Aim of the exercise:
The listing below must be repeated word for word, with its images excluded.

* start *

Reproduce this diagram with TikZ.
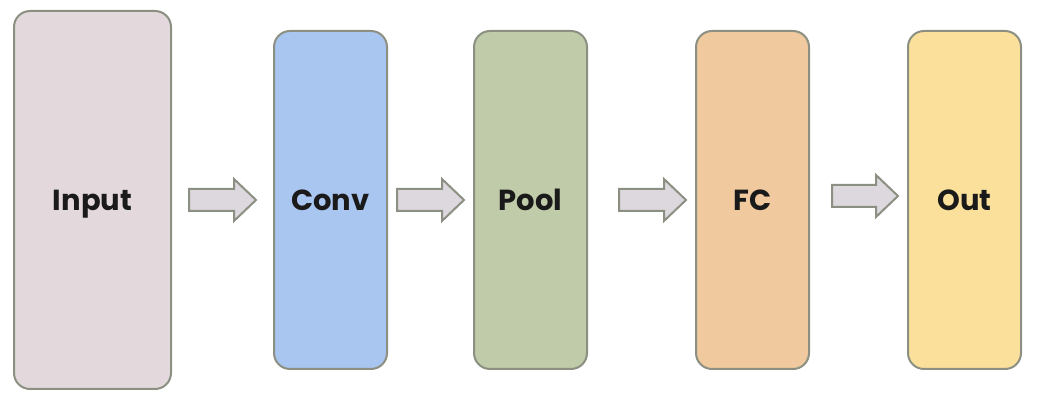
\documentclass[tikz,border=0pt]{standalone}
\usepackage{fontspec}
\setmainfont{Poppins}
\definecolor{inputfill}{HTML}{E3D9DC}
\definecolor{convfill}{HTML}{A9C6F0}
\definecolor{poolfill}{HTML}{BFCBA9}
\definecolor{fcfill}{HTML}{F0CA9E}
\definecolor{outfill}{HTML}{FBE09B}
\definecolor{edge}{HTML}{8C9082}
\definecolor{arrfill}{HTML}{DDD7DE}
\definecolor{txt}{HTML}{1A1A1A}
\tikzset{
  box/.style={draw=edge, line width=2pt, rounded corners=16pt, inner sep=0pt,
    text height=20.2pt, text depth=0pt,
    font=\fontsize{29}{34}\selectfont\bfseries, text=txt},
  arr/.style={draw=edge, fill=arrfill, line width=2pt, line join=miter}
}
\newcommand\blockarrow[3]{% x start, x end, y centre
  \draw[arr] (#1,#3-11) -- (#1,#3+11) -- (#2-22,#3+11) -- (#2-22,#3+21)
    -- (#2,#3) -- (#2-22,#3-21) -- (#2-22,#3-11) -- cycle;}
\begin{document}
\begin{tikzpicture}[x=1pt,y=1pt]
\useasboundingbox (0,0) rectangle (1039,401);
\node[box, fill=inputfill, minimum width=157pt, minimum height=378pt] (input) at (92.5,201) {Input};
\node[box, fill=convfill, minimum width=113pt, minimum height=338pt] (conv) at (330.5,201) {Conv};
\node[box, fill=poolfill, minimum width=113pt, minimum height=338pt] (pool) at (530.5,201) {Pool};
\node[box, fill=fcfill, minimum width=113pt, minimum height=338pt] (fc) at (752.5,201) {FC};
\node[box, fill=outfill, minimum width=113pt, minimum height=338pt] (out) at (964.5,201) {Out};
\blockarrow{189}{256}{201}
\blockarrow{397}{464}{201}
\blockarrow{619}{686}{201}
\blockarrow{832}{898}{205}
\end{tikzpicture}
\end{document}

* end *

Solution to the exercise:
Reproduce this diagram with TikZ.
\documentclass[tikz,border=0pt]{standalone}
\usepackage{fontspec}
\setmainfont{Poppins}
\definecolor{inputfill}{HTML}{E3D9DC}
\definecolor{convfill}{HTML}{A9C6F0}
\definecolor{poolfill}{HTML}{BFCBA9}
\definecolor{fcfill}{HTML}{F0CA9E}
\definecolor{outfill}{HTML}{FBE09B}
\definecolor{edge}{HTML}{8C9082}
\definecolor{arrfill}{HTML}{DDD7DE}
\definecolor{txt}{HTML}{1A1A1A}
\tikzset{
  box/.style={draw=edge, line width=2pt, rounded corners=16pt, inner sep=0pt,
    text height=20.2pt, text depth=0pt,
    font=\fontsize{29}{34}\selectfont\bfseries, text=txt},
  arr/.style={draw=edge, fill=arrfill, line width=2pt, line join=miter}
}
\newcommand\blockarrow[3]{% x start, x end, y centre
  \draw[arr] (#1,#3-11) -- (#1,#3+11) -- (#2-22,#3+11) -- (#2-22,#3+21)
    -- (#2,#3) -- (#2-22,#3-21) -- (#2-22,#3-11) -- cycle;}
\begin{document}
\begin{tikzpicture}[x=1pt,y=1pt]
\useasboundingbox (0,0) rectangle (1039,401);
\node[box, fill=inputfill, minimum width=157pt, minimum height=378pt] (input) at (92.5,201) {Input};
\node[box, fill=convfill, minimum width=113pt, minimum height=338pt] (conv) at (330.5,201) {Conv};
\node[box, fill=poolfill, minimum width=113pt, minimum height=338pt] (pool) at (530.5,201) {Pool};
\node[box, fill=fcfill, minimum width=113pt, minimum height=338pt] (fc) at (752.5,201) {FC};
\node[box, fill=outfill, minimum width=113pt, minimum height=338pt] (out) at (964.5,201) {Out};
\blockarrow{189}{256}{201}
\blockarrow{397}{464}{201}
\blockarrow{619}{686}{201}
\blockarrow{832}{898}{205}
\end{tikzpicture}
\end{document}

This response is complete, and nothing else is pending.